Saturday, March 9, 2013

Curtis Cove Report - Feb 19, 2013

Tuesday, February 19. 11:45AM. A very raw & icy day at the beach.
With ice on the low foreshore and drifts of snow higher up, only the thin wrack line was thawed and searchable this day. I thought it was going to be a quick & unimpressive cleanup.

Until I started seeing these.
Vinyl scraps, from lobster traps. The huge mat of fine, pulverized seaweed (including all that white skeletal coralline algae) is a sign of a very gentle high-tide. One that lets the finest bits settle out on the sand without being washed back. The perfect conditions for the vinyl trap coatings.

So, my hour-and-a-half was quickly spoken for by this thin sliver of shoreline between ice and snow. In the end, of course, I found more than vinyl. Such as:
Coffeecup lids wash in every week
And a surprising amount of fishing rope too for such a thin strip.

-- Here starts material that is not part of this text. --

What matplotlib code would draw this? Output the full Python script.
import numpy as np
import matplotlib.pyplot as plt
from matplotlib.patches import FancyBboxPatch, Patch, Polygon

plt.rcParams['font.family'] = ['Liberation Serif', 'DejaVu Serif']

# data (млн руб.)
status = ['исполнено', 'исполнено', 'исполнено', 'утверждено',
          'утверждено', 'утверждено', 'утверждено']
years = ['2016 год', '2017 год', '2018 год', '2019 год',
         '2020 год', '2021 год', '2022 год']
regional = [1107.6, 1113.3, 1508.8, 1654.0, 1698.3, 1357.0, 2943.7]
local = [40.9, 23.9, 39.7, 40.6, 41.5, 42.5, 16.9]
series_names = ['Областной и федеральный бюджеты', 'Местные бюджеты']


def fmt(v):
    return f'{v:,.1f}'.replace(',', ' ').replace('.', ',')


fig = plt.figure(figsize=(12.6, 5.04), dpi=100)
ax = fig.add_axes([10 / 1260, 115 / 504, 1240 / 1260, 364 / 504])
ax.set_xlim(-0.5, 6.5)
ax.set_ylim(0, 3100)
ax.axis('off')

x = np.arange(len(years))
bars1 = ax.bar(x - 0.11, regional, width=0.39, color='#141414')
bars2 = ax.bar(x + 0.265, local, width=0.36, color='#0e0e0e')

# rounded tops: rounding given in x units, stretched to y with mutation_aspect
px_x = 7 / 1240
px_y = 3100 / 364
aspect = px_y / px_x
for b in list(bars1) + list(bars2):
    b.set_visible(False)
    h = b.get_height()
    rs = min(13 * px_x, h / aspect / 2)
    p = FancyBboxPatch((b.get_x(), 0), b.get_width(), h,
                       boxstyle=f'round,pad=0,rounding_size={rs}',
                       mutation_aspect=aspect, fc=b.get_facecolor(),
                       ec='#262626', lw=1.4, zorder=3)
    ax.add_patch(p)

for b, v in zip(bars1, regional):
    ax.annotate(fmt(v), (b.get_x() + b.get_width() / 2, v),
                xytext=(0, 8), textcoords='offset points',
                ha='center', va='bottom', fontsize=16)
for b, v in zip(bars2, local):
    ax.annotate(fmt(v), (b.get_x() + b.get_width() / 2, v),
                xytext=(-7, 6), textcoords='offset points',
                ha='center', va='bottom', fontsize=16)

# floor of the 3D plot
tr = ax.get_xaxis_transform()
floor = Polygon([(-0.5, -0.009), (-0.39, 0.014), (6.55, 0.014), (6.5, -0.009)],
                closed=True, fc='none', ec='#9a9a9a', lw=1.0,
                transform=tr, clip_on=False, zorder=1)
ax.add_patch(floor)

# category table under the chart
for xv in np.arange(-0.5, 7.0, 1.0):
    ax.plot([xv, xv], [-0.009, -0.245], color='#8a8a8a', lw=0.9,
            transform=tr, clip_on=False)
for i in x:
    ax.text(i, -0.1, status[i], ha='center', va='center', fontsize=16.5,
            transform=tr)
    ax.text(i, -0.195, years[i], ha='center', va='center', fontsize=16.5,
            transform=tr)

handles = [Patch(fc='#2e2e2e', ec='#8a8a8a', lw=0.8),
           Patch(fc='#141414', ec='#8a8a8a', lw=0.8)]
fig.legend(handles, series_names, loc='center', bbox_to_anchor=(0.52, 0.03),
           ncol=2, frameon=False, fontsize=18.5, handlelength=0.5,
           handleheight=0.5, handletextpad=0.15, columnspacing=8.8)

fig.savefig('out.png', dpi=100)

All told, it was a shockingly big haul for a beach that was mostly unsearchable.
76 pcs of rope, about 60 ft total
467 pcs of nonrope debris
543 finds:
  • Bldg material/furniture: 0
  • Foam/styrofoam: 0
  • Fishing rope/net: 76
  • Fishing misc.: 422 (8 claw bands, 2 trap bumpers, 2 bait bags, 410 vinyl scraps!)
  • Food-related plastics: 11 (bottlecap scrap, cap o-ring, 7 cup scraps, bread tag, fork scrap)
  • Food-related glass/metal: 2 (aluminum can scraps)
  • Nonfood/unknown plastics: 10 (bag scrap, bandaid, degraded detergent jug, 2 cable ties, 3 vinyl upholstery scraps, sleeve, duct tape)
  • Scrap plastics: 20 ( 3 > 1" , 17 < 1" )
  • Paper/wood: 0
  • Non-plastic misc./unique: 2 (glove, metal washer)
Without question, the story of the day was the vinyl trap scraps. 410 of them on just that one strip of exposed land.
All told, 498 pcs of the 543 -- 91.7% -- was plastic lobstering debris. As I describe in more detail in my Portland Press Herald blog piece, "A Vinyl Tide," someone will have to pay for this. We can start now, changing the way we fish our waters and paying the extra price at the plate for better gear in the ocean. Or we can leave it to our kids and grandkids.

One way or another, someone will have to pay.

Running YTD counts:
  • Total pcs of litter -- 13508
  • Pcs fishing rope -- 3775
  • Vinyl lobster-trap scraps -- 5237


  1. Harry, Maybe we could take a tip from the coffee industry (like Green Mtn Coffee). People shopping for coffee now have a choice, bird friendly, shade grown, organic, sustainablly grown and so on.

    Why couldn't the fishing industry offer plastic free lobster as an option? We have cage free eggs, why not cage free lobster-ok cage free is probably not feasible, however folks might pay a small premium for plastic free lobster.

    Lots of people care and are concerned about plastic pollution. Lets give them a way to pay for changes now instead of passing the bill to their children and grandchildren.

    in Vermont

    1. Hey Bernie!

      I've been thinking in the same terms for some time. Same idea, using the "organic" model -- people willing to pay more for a product that is better for the world. It seems, really, the only way to make any inroads... Find a group of lobstermen willing to fish with only wooden traps and manila/hemp rope, natural buoys. Heavily market the upside of natural fishing & the downside of the plasticized gear, and see if people will pay more for a food that's caught with care. I think at least there's a hope for it.